* Raw records *

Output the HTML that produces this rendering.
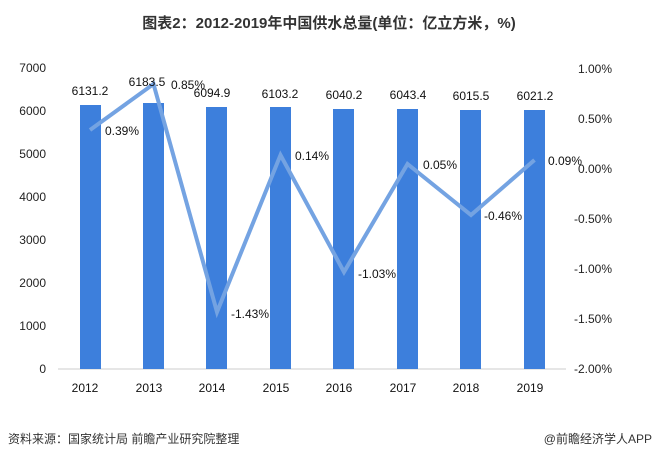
<!DOCTYPE html>
<html><head><meta charset="utf-8"><style>
body{margin:0;background:#fff;}
svg{display:block;font-family:"Liberation Sans","Noto Sans CJK SC",sans-serif;}
</style></head><body>
<svg width="659" height="459" xmlns="http://www.w3.org/2000/svg">
<text x="329" y="28" text-anchor="middle" font-size="15" font-weight="bold" fill="#333">图表2：2012-2019年中国供水总量(单位：亿立方米，%)</text>
<g font-size="12" fill="#222" text-anchor="end">
<text x="46" y="373">0</text><text x="46" y="330">1000</text><text x="46" y="287">2000</text><text x="46" y="244">3000</text><text x="46" y="201">4000</text><text x="46" y="158">5000</text><text x="46" y="115">6000</text><text x="46" y="72">7000</text>
</g>
<g font-size="12" fill="#222" text-anchor="start">
<text x="578" y="73">1.00%</text><text x="578" y="123">0.50%</text><text x="578" y="173">0.00%</text><text x="574" y="223">-0.50%</text><text x="574" y="273">-1.00%</text><text x="574" y="323">-1.50%</text><text x="574" y="373">-2.00%</text>
</g>
<line x1="58" y1="369" x2="566" y2="369" stroke="#ccc"/>
<g fill="#3d7fdc">
<rect x="80" y="105" width="21" height="264"/>
<rect x="143" y="103" width="21" height="266"/>
<rect x="206" y="107" width="21" height="262"/>
<rect x="270" y="107" width="21" height="262"/>
<rect x="333" y="109" width="21" height="260"/>
<rect x="397" y="109" width="21" height="260"/>
<rect x="460" y="110" width="21" height="259"/>
<rect x="524" y="110" width="21" height="259"/>
</g>
<polyline points="90,130 153.5,84 217,312 280.5,155 344,272 407.5,164 471,215 534.5,160" fill="none" stroke="#74a3e2" stroke-width="4" stroke-linejoin="miter"/>
<g font-size="12" fill="#111" text-anchor="middle">
<text x="90" y="95">6131.2</text><text x="147" y="86">6183.5</text><text x="212" y="97">6094.9</text><text x="280" y="98">6103.2</text><text x="344" y="99">6040.2</text><text x="408" y="99">6043.4</text><text x="471" y="100">6015.5</text><text x="535" y="100">6021.2</text>
<text x="122" y="135">0.39%</text><text x="188" y="89">0.85%</text><text x="250" y="318">-1.43%</text><text x="312" y="160">0.14%</text><text x="377" y="278">-1.03%</text><text x="440" y="169">0.05%</text><text x="503" y="220">-0.46%</text><text x="565" y="165">0.09%</text>
<text x="85" y="392">2012</text><text x="149" y="392">2013</text><text x="212" y="392">2014</text><text x="276" y="392">2015</text><text x="339" y="392">2016</text><text x="403" y="392">2017</text><text x="466" y="392">2018</text><text x="530" y="392">2019</text>
</g>
<text x="8" y="443" font-size="12" fill="#333">资料来源：国家统计局 前瞻产业研究院整理</text>
<text x="652" y="443" font-size="12" fill="#333" text-anchor="end">@前瞻经济学人APP</text>
</svg>
</body></html>
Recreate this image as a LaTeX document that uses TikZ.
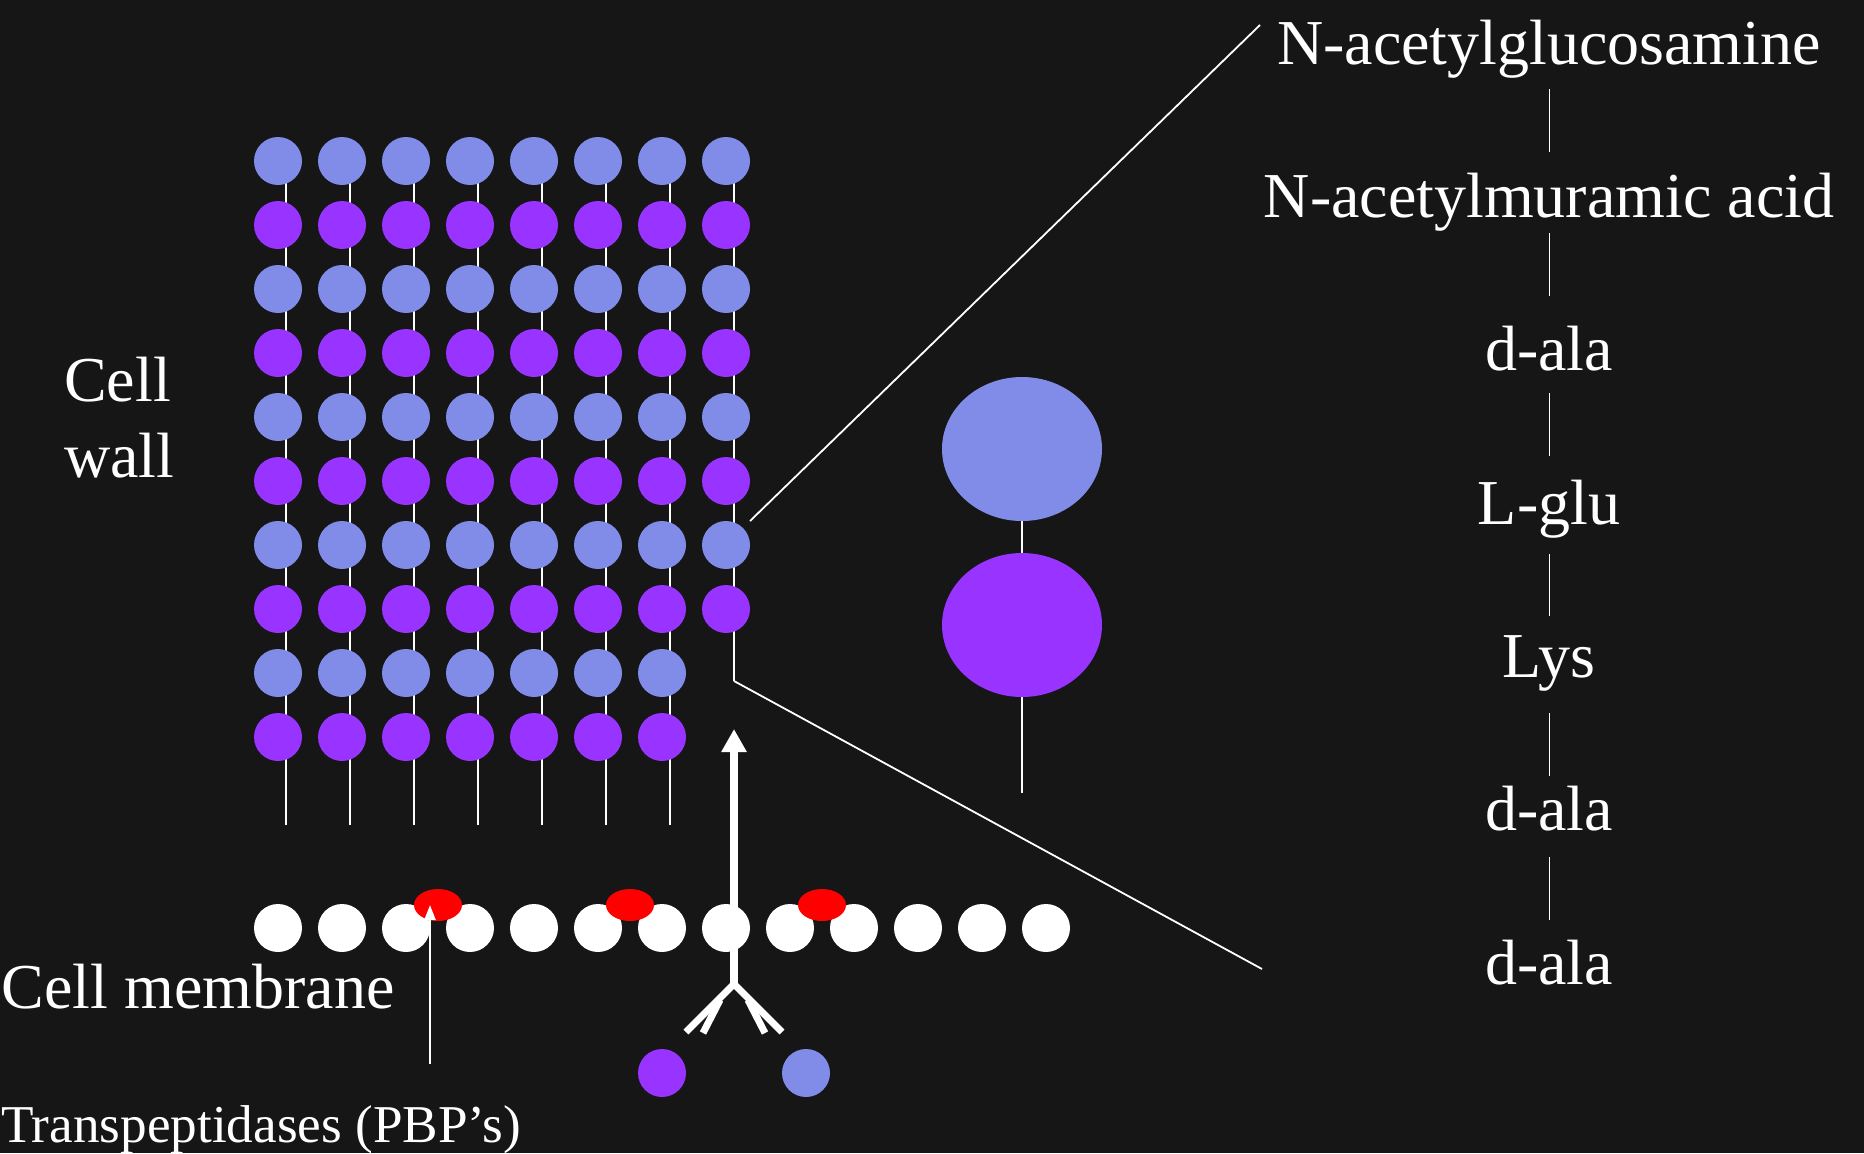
\documentclass[tikz,border=0pt]{standalone}
\usepackage{fontspec}
\setmainfont{Liberation Serif}
\usetikzlibrary{arrows.meta,shapes.geometric}
\definecolor{bg}{RGB}{22,22,22}
\definecolor{nag}{RGB}{128,140,232}
\definecolor{nam}{RGB}{153,51,255}
\definecolor{pbpred}{RGB}{255,0,0}
\begin{document}
\begin{tikzpicture}[x=1pt,y=-1pt,
  sugar/.style={circle,inner sep=0pt,minimum size=48pt},
  nagC/.style={sugar,fill=nag},
  namC/.style={sugar,fill=nam},
  lipid/.style={sugar,fill=white},
  pbp/.style={ellipse,inner sep=0pt,minimum width=48pt,minimum height=32pt,fill=pbpred},
  bigsugar/.style={ellipse,inner sep=0pt,minimum width=160pt,minimum height=144pt},
  chain/.style={draw=white,line width=2.2pt},
  thinline/.style={draw=white,line width=1.8pt},
  lbl/.style={text=white,inner sep=0pt,font=\fontsize{64}{76}\selectfont},
  smalllbl/.style={text=white,inner sep=0pt,font=\fontsize{53.2}{62}\selectfont},
]
% background
\fill[bg] (0,0) rectangle (1864,1153);

% ---- peptidoglycan lattice: glycan strands behind the sugars
\foreach \i in {0,...,6}
  \draw[chain] (286+64*\i,161) -- (286+64*\i,825);
\coordinate (kink) at (734,681);
\coordinate (zoomLo) at (1262,969);
\coordinate (zoomTop) at (750,521);
\coordinate (zoomHi) at (1260,25);
\draw[chain] (734,161) -- (kink);
\draw[thinline] (kink) -- (zoomLo);
\draw[thinline] (zoomTop) -- (zoomHi);

% sugars: NAG (even rows) and NAM (odd rows)
\foreach \i in {0,...,6}{
  \foreach \j in {0,2,4,6,8}
    \node[nagC] (w-\i-\j) at (278+64*\i,161+64*\j) {};
  \foreach \j in {1,3,5,7,9}
    \node[namC] (w-\i-\j) at (278+64*\i,161+64*\j) {};
}
\foreach \j in {0,2,4,6}
  \node[nagC] (w-7-\j) at (726,161+64*\j) {};
\foreach \j in {1,3,5,7}
  \node[namC] (w-7-\j) at (726,161+64*\j) {};

% ---- cell membrane
\foreach \k in {0,...,12}
  \node[lipid] (m-\k) at (278+64*\k,928) {};
\node[pbp] (p1) at (438,905) {};
\node[pbp] (p2) at (630,905) {};
\node[pbp] (p3) at (822,905) {};

% transpeptidase pointer
\coordinate (tp) at (430,1064);
\draw[white,line width=2.4pt,-{Triangle[width=11pt,length=15pt]}] (tp) -- (tp |- p1.center);

% precursor transport arrow with forked tail
\coordinate (fork) at (734,984);
\coordinate (slot) at (734,729);
\draw[white,line width=7.5pt,-{Triangle[width=24pt,length=23pt]}] (fork) -- (slot);
\draw[white,line width=7pt,line join=miter] (686,1032) -- (fork) -- (782,1032);
\draw[white,line width=7pt] (720,1000) -- (703,1033);
\draw[white,line width=7pt] (748,1000) -- (765,1033);
\node[namC] (fp) at (662,1073) {};
\node[nagC] (fb) at (806,1073) {};

% ---- enlarged disaccharide unit
\draw[white,line width=2pt] (1022,449) -- (1022,793);
\node[bigsugar,fill=nag] (bigA) at (1022,449) {};
\node[bigsugar,fill=nam] (bigB) at (1022,625) {};

% ---- labels
\node[lbl,anchor=base west,align=left] (wall) at (64,477) {Cell\\wall};
\node[lbl,anchor=base west] (memb) at (1.5,1008) {Cell membrane};
\node[smalllbl,anchor=base west] (tpl) at (1,1142) {Transpeptidases (PBP’s)};

% ---- monomer composition
\node[lbl,anchor=base] (c1) at (1549,64) {N-acetylglucosamine};
\node[lbl,anchor=base] (c2) at (1549,217.3) {N-acetylmuramic acid};
\node[lbl,anchor=base] (c3) at (1549,370.6) {d-ala};
\node[lbl,anchor=base] (c4) at (1549,524) {L-glu};
\node[lbl,anchor=base] (c5) at (1549,677.3) {Lys};
\node[lbl,anchor=base] (c6) at (1549,830.6) {d-ala};
\node[lbl,anchor=base] (c7) at (1549,984) {d-ala};
\foreach \a/\b in {89/152,233/296,393/456,554/616,713/776,857/920}
  \draw[thinline] (1549.5,\a) -- (1549.5,\b);
\end{tikzpicture}
\end{document}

* Exercise aim *
Omitting all images, retype each line of the records precisely.

* Completed exercise *
Output the HTML that produces this rendering.
<!DOCTYPE html>
<html><head><meta charset="utf-8"><style>
body{margin:0;background:#fff;}
svg{display:block;font-family:"Liberation Sans","Noto Sans CJK SC",sans-serif;}
</style></head><body>
<svg width="659" height="459" xmlns="http://www.w3.org/2000/svg">
<text x="329" y="28" text-anchor="middle" font-size="15" font-weight="bold" fill="#333">图表2：2012-2019年中国供水总量(单位：亿立方米，%)</text>
<g font-size="12" fill="#222" text-anchor="end">
<text x="46" y="373">0</text><text x="46" y="330">1000</text><text x="46" y="287">2000</text><text x="46" y="244">3000</text><text x="46" y="201">4000</text><text x="46" y="158">5000</text><text x="46" y="115">6000</text><text x="46" y="72">7000</text>
</g>
<g font-size="12" fill="#222" text-anchor="start">
<text x="578" y="73">1.00%</text><text x="578" y="123">0.50%</text><text x="578" y="173">0.00%</text><text x="574" y="223">-0.50%</text><text x="574" y="273">-1.00%</text><text x="574" y="323">-1.50%</text><text x="574" y="373">-2.00%</text>
</g>
<line x1="58" y1="369" x2="566" y2="369" stroke="#ccc"/>
<g fill="#3d7fdc">
<rect x="80" y="105" width="21" height="264"/>
<rect x="143" y="103" width="21" height="266"/>
<rect x="206" y="107" width="21" height="262"/>
<rect x="270" y="107" width="21" height="262"/>
<rect x="333" y="109" width="21" height="260"/>
<rect x="397" y="109" width="21" height="260"/>
<rect x="460" y="110" width="21" height="259"/>
<rect x="524" y="110" width="21" height="259"/>
</g>
<polyline points="90,130 153.5,84 217,312 280.5,155 344,272 407.5,164 471,215 534.5,160" fill="none" stroke="#74a3e2" stroke-width="4" stroke-linejoin="miter"/>
<g font-size="12" fill="#111" text-anchor="middle">
<text x="90" y="95">6131.2</text><text x="147" y="86">6183.5</text><text x="212" y="97">6094.9</text><text x="280" y="98">6103.2</text><text x="344" y="99">6040.2</text><text x="408" y="99">6043.4</text><text x="471" y="100">6015.5</text><text x="535" y="100">6021.2</text>
<text x="122" y="135">0.39%</text><text x="188" y="89">0.85%</text><text x="250" y="318">-1.43%</text><text x="312" y="160">0.14%</text><text x="377" y="278">-1.03%</text><text x="440" y="169">0.05%</text><text x="503" y="220">-0.46%</text><text x="565" y="165">0.09%</text>
<text x="85" y="392">2012</text><text x="149" y="392">2013</text><text x="212" y="392">2014</text><text x="276" y="392">2015</text><text x="339" y="392">2016</text><text x="403" y="392">2017</text><text x="466" y="392">2018</text><text x="530" y="392">2019</text>
</g>
<text x="8" y="443" font-size="12" fill="#333">资料来源：国家统计局 前瞻产业研究院整理</text>
<text x="652" y="443" font-size="12" fill="#333" text-anchor="end">@前瞻经济学人APP</text>
</svg>
</body></html>
Recreate this image as a LaTeX document that uses TikZ.
\documentclass[tikz,border=0pt]{standalone}
\usepackage{fontspec}
\setmainfont{Liberation Serif}
\usetikzlibrary{arrows.meta,shapes.geometric}
\definecolor{bg}{RGB}{22,22,22}
\definecolor{nag}{RGB}{128,140,232}
\definecolor{nam}{RGB}{153,51,255}
\definecolor{pbpred}{RGB}{255,0,0}
\begin{document}
\begin{tikzpicture}[x=1pt,y=-1pt,
  sugar/.style={circle,inner sep=0pt,minimum size=48pt},
  nagC/.style={sugar,fill=nag},
  namC/.style={sugar,fill=nam},
  lipid/.style={sugar,fill=white},
  pbp/.style={ellipse,inner sep=0pt,minimum width=48pt,minimum height=32pt,fill=pbpred},
  bigsugar/.style={ellipse,inner sep=0pt,minimum width=160pt,minimum height=144pt},
  chain/.style={draw=white,line width=2.2pt},
  thinline/.style={draw=white,line width=1.8pt},
  lbl/.style={text=white,inner sep=0pt,font=\fontsize{64}{76}\selectfont},
  smalllbl/.style={text=white,inner sep=0pt,font=\fontsize{53.2}{62}\selectfont},
]
% background
\fill[bg] (0,0) rectangle (1864,1153);

% ---- peptidoglycan lattice: glycan strands behind the sugars
\foreach \i in {0,...,6}
  \draw[chain] (286+64*\i,161) -- (286+64*\i,825);
\coordinate (kink) at (734,681);
\coordinate (zoomLo) at (1262,969);
\coordinate (zoomTop) at (750,521);
\coordinate (zoomHi) at (1260,25);
\draw[chain] (734,161) -- (kink);
\draw[thinline] (kink) -- (zoomLo);
\draw[thinline] (zoomTop) -- (zoomHi);

% sugars: NAG (even rows) and NAM (odd rows)
\foreach \i in {0,...,6}{
  \foreach \j in {0,2,4,6,8}
    \node[nagC] (w-\i-\j) at (278+64*\i,161+64*\j) {};
  \foreach \j in {1,3,5,7,9}
    \node[namC] (w-\i-\j) at (278+64*\i,161+64*\j) {};
}
\foreach \j in {0,2,4,6}
  \node[nagC] (w-7-\j) at (726,161+64*\j) {};
\foreach \j in {1,3,5,7}
  \node[namC] (w-7-\j) at (726,161+64*\j) {};

% ---- cell membrane
\foreach \k in {0,...,12}
  \node[lipid] (m-\k) at (278+64*\k,928) {};
\node[pbp] (p1) at (438,905) {};
\node[pbp] (p2) at (630,905) {};
\node[pbp] (p3) at (822,905) {};

% transpeptidase pointer
\coordinate (tp) at (430,1064);
\draw[white,line width=2.4pt,-{Triangle[width=11pt,length=15pt]}] (tp) -- (tp |- p1.center);

% precursor transport arrow with forked tail
\coordinate (fork) at (734,984);
\coordinate (slot) at (734,729);
\draw[white,line width=7.5pt,-{Triangle[width=24pt,length=23pt]}] (fork) -- (slot);
\draw[white,line width=7pt,line join=miter] (686,1032) -- (fork) -- (782,1032);
\draw[white,line width=7pt] (720,1000) -- (703,1033);
\draw[white,line width=7pt] (748,1000) -- (765,1033);
\node[namC] (fp) at (662,1073) {};
\node[nagC] (fb) at (806,1073) {};

% ---- enlarged disaccharide unit
\draw[white,line width=2pt] (1022,449) -- (1022,793);
\node[bigsugar,fill=nag] (bigA) at (1022,449) {};
\node[bigsugar,fill=nam] (bigB) at (1022,625) {};

% ---- labels
\node[lbl,anchor=base west,align=left] (wall) at (64,477) {Cell\\wall};
\node[lbl,anchor=base west] (memb) at (1.5,1008) {Cell membrane};
\node[smalllbl,anchor=base west] (tpl) at (1,1142) {Transpeptidases (PBP’s)};

% ---- monomer composition
\node[lbl,anchor=base] (c1) at (1549,64) {N-acetylglucosamine};
\node[lbl,anchor=base] (c2) at (1549,217.3) {N-acetylmuramic acid};
\node[lbl,anchor=base] (c3) at (1549,370.6) {d-ala};
\node[lbl,anchor=base] (c4) at (1549,524) {L-glu};
\node[lbl,anchor=base] (c5) at (1549,677.3) {Lys};
\node[lbl,anchor=base] (c6) at (1549,830.6) {d-ala};
\node[lbl,anchor=base] (c7) at (1549,984) {d-ala};
\foreach \a/\b in {89/152,233/296,393/456,554/616,713/776,857/920}
  \draw[thinline] (1549.5,\a) -- (1549.5,\b);
\end{tikzpicture}
\end{document}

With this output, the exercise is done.